Teachings From Ancient Vietnamese Zen Masters – 74
31 Zen
After seeing the mind essence, you have to keep the precepts purely.
How is “keeping the precepts purely”? That means in twelve hours, stop
all involvement outwardly, and still your mind inwardly. Because the
mind is still, you are peaceful while seeing a scene.
Your eyes don’t slip outward when consciousness arises by the seen,
and your consciousness doesn’t slip inward by the scene you see. The
outward and the inward don’t interfere each other, so we call blockade.
We say blockade, but it doesn’t mean “to block.” The senses of ears,
nose, tongue, body and mind are just like that.
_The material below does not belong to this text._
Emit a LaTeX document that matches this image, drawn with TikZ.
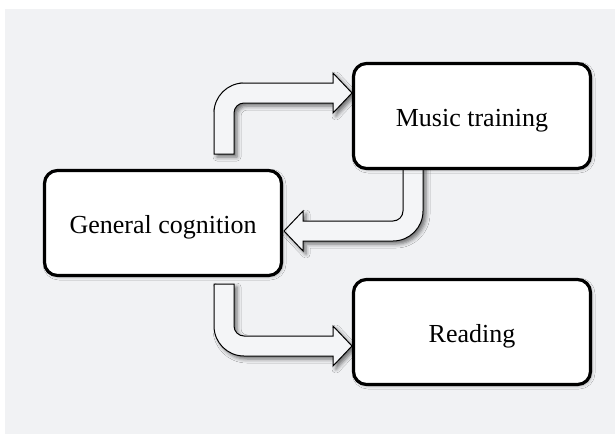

That is called the Mahayana precepts, the unsurpassed precepts, also
the unequalled precepts. All the monks, young or old, must keep the
precepts purely like that.
Keeping the precepts firmly, then you practice Zen. The key of Zen is
that you must drop all body and mind. First, while practicing the
samatha meditation, you should often ask yourself some questions.
Where did this body come from? Where did this mind come from? While
the mind doesn’t really exist, where did the body come from?
While body and mind are emptiness, where did all things come from? All
things don’t really exist, because while there was no existence [at the
beginning], where did existence come from? That existence was
nonexistence, so there is no existence. A thing is not really a thing, then
where does each thing depend on? If there is no where to depend on,
then a thing is not a thing. This thing is not real, but also not unreal.